* **WHAT IS EXPECTED**: Line by line, repeat the data below exactly, beginning at the first line and ending at the line with "import * as". Omit pictures.

─── INFORMATION SUPPLIED ───

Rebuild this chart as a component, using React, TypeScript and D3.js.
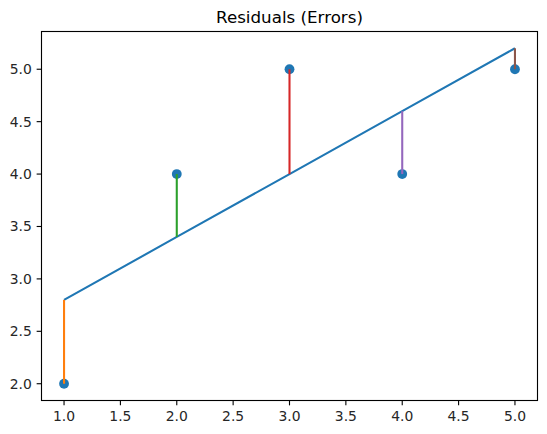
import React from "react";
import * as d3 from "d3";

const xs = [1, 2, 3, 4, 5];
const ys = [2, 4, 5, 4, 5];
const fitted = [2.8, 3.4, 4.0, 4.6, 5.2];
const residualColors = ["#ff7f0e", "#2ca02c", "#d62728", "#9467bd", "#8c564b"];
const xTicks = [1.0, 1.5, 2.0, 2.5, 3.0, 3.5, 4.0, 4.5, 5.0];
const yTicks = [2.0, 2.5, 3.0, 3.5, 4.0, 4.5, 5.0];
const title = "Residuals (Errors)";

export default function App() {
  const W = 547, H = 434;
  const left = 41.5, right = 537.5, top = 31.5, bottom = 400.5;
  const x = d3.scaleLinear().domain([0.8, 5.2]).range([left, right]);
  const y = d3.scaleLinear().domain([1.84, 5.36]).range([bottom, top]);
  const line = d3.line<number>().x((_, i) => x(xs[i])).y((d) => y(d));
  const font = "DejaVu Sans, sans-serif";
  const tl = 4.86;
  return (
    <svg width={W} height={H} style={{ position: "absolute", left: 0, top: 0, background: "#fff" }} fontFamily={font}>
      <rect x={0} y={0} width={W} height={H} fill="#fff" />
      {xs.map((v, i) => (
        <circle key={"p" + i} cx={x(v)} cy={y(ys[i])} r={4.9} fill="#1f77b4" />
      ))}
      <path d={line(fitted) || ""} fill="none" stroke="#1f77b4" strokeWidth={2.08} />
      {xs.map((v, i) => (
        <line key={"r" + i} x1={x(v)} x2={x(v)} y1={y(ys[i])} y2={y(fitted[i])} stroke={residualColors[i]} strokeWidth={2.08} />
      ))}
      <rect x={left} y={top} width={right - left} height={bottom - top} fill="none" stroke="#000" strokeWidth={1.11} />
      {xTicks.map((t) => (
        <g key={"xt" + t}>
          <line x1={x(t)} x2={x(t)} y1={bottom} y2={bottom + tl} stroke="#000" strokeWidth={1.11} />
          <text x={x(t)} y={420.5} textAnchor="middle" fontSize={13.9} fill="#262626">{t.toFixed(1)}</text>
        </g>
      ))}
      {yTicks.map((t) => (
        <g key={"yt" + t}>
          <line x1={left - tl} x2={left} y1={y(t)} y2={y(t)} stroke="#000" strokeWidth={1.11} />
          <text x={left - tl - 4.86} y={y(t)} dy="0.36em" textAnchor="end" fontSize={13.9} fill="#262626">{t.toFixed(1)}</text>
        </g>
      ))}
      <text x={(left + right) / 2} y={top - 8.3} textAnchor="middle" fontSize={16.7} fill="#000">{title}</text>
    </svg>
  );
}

───

* **RESULT**:
Rebuild this chart as a component, using React, TypeScript and D3.js.
import React from "react";
import * as d3 from "d3";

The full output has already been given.